Further blurring the lines between science and science-fiction, an artificial intelligence system leveraged by NASA has discovered two previously unknown exoplanets. One of the new exoplanets, a sizzling rocky world called Kepler-90i, is significant because it brings the known planets orbiting its star to eight, and it's the first time a numerical twin to our solar system has ever been detected.
"The Kepler-90 star system is like a mini version of our solar system," Andrew Vanderburg, a NASA Sagan Postdoctoral Fellow and astronomer at the University of Texas at Austin, said in a statement. "You have small planets inside and big planets outside, but everything is scrunched in much closer."
While the seven other planets in the Kepler-90 star system, located some 2,545 light-years from Earth, were previously detected by the Kepler Space Telescope, researchers had a hunch that others might be hiding in its archived dataset. Over the past four years, Kepler has detected over 35,000 possible planetary signals, with rudimentary automated tests and even human eyes serving as the only vetting tools available to mine the information.
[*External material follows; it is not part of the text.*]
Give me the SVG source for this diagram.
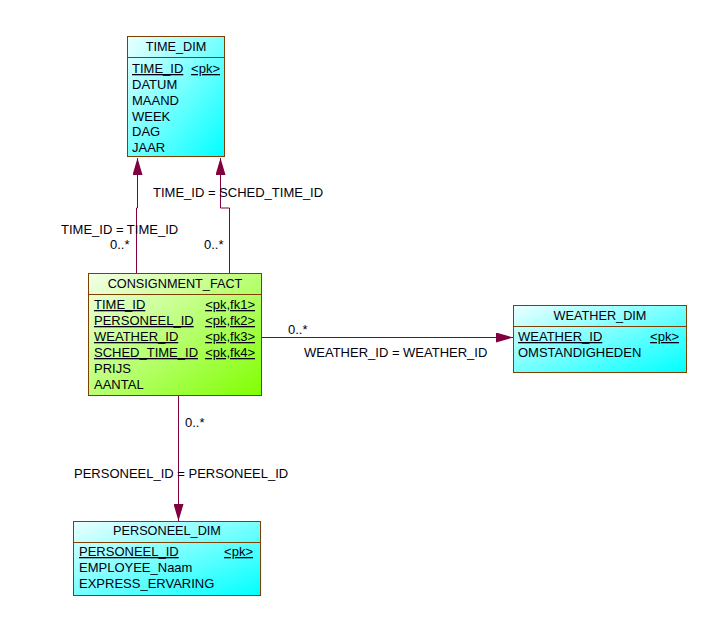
<svg xmlns="http://www.w3.org/2000/svg" width="702" height="622" viewBox="0 0 702 622">
<style>
text{font-family:"Liberation Sans",Arial,sans-serif;font-size:13px;fill:#000010}
.hd{text-anchor:middle;font-size:12.7px}
.u{text-decoration:underline}
.r{text-anchor:end}
.box{stroke:#7f3f00;stroke-width:1}
.sep{stroke:#7f3f00;stroke-width:1}
.c{fill:none;stroke:#800040;stroke-width:1}
</style>
<defs>
<linearGradient id="cy" x1="0" y1="0" x2="1" y2="1">
<stop offset="0" stop-color="#ecffff"/>
<stop offset="1" stop-color="#00ffff"/>
</linearGradient>
<linearGradient id="gr" x1="0" y1="0" x2="1" y2="1">
<stop offset="0" stop-color="#f4ffe8"/>
<stop offset="1" stop-color="#80ff00"/>
</linearGradient>
<marker id="ar" viewBox="0 0 17 10" refX="17" refY="5" markerWidth="17" markerHeight="10" markerUnits="userSpaceOnUse" orient="auto">
<path d="M0,0 L17,5 L0,10 Z" fill="#800040"/>
</marker>
</defs>
<g id="connectors">
<polyline class="c" points="136.5,273 136.5,208 137.5,208 137.5,158" marker-end="url(#ar)"/>
<polyline class="c" points="229.5,273 229.5,208 220.5,208 220.5,158" marker-end="url(#ar)"/>
<line class="c" x1="262" y1="337.5" x2="513" y2="337.5" marker-end="url(#ar)"/>
<line class="c" x1="178.5" y1="396" x2="178.5" y2="521" marker-end="url(#ar)"/>
<text x="153" y="197">TIME_ID = SCHED_TIME_ID</text>
<text x="61" y="234">TIME_ID = TIME_ID</text>
<text x="110" y="249">0..*</text>
<text x="204" y="249">0..*</text>
<text x="288" y="334">0..*</text>
<text x="304" y="357">WEATHER_ID = WEATHER_ID</text>
<text x="185" y="427">0..*</text>
<text x="74" y="478">PERSONEEL_ID = PERSONEEL_ID</text>
</g>
<g id="TIME_DIM">
<rect class="box" x="127.5" y="36.5" width="97" height="120" fill="url(#cy)"/>
<line class="sep" x1="127.5" y1="57.5" x2="224.5" y2="57.5"/>
<text class="hd" x="176" y="51">TIME_DIM</text>
<text class="u" x="132" y="73">TIME_ID</text>
<text class="u r" x="220" y="73">&lt;pk&gt;</text>
<text x="132" y="89">DATUM</text>
<text x="132" y="105">MAAND</text>
<text x="132" y="121">WEEK</text>
<text x="132" y="136">DAG</text>
<text x="132" y="152">JAAR</text>
</g>
<g id="CONSIGNMENT_FACT">
<rect class="box" x="88.5" y="273.5" width="173" height="122" fill="url(#gr)"/>
<line class="sep" x1="88.5" y1="294.5" x2="261.5" y2="294.5"/>
<text class="hd" x="175" y="288">CONSIGNMENT_FACT</text>
<text class="u" x="94" y="309">TIME_ID</text>
<text class="u r" x="255" y="309">&lt;pk,fk1&gt;</text>
<text class="u" x="94" y="325">PERSONEEL_ID</text>
<text class="u r" x="255" y="325">&lt;pk,fk2&gt;</text>
<text class="u" x="94" y="341">WEATHER_ID</text>
<text class="u r" x="255" y="341">&lt;pk,fk3&gt;</text>
<text class="u" x="94" y="357">SCHED_TIME_ID</text>
<text class="u r" x="255" y="357">&lt;pk,fk4&gt;</text>
<text x="94" y="373">PRIJS</text>
<text x="94" y="389">AANTAL</text>
</g>
<g id="WEATHER_DIM">
<rect class="box" x="513.5" y="305.5" width="173" height="67" fill="url(#cy)"/>
<line class="sep" x1="513.5" y1="326.5" x2="686.5" y2="326.5"/>
<text class="hd" x="600" y="320">WEATHER_DIM</text>
<text class="u" x="518" y="341">WEATHER_ID</text>
<text class="u r" x="679" y="341">&lt;pk&gt;</text>
<text x="518" y="357">OMSTANDIGHEDEN</text>
</g>
<g id="PERSONEEL_DIM">
<rect class="box" x="73.5" y="521.5" width="187" height="74" fill="url(#cy)"/>
<line class="sep" x1="73.5" y1="542.5" x2="260.5" y2="542.5"/>
<text class="hd" x="167" y="535">PERSONEEL_DIM</text>
<text class="u" x="79" y="556">PERSONEEL_ID</text>
<text class="u r" x="253" y="556">&lt;pk&gt;</text>
<text x="79" y="572">EMPLOYEE_Naam</text>
<text x="79" y="588">EXPRESS_ERVARING</text>
</g>
</svg>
In a paper posted at the Harvard-Smithsonian Center for Astrophysics, researchers Christopher Shallue and Andrew Vanderburg explained how they trained a neural network, a computing system that mimics the way the human brain works, to sift through the massive quantities of Kepler data and "pick out" signals indicating the presence of exoplanets.
"In my spare time, I started googling for ‘finding exoplanets with large data sets’ and found out about the Kepler mission and the huge data set available,” said Shallue, a senior software engineer with Google’s research team Google AI. "Machine learning really shines in situations where there is so much data that humans can't search it for themselves."
According to Shallue, Kepler's dataset was so large that it took him more than two weeks to download.
'... like sifting through rocks to find jewels'
To teach this intergalactic google how to search the stars for new worlds, Vanderburg and Shallue first trained the system on 15,000 previously vetted signals from Kepler. Once it had passed this first test (with an accuracy of 96 percent) the team directed the network to scan for weaker signals in 670 star systems that already had multiple planets.
"We got lots of false positives of planets, but also potentially more real planets," added Vanderburg, who plans to apply the neural network to Kepler's full set of more than 150,000 stars. "It’s like sifting through rocks to find jewels. If you have a finer sieve then you will catch more rocks but you might catch more jewels, as well."
After four years of scanning the same patch of sky, the Kepler is now operating on an extended mission and switching its field of view every 80 days. By leveraging the growing sophistication of neural networks, NASA researchers are hopeful that their new high-tech partner will further increase the rate at which they discover new worlds and solar systems like our own.
"Today's result highlights that planetary systems come in a variety of configurations -— and that there's a lot we don't yet know," Jessie Dotson of NASA Ames Research Center said in a Reddit AMA. "It also demonstrates the importance of developing and utilizing sophisticated algorithms in addition to designing and building more powerful telescopes."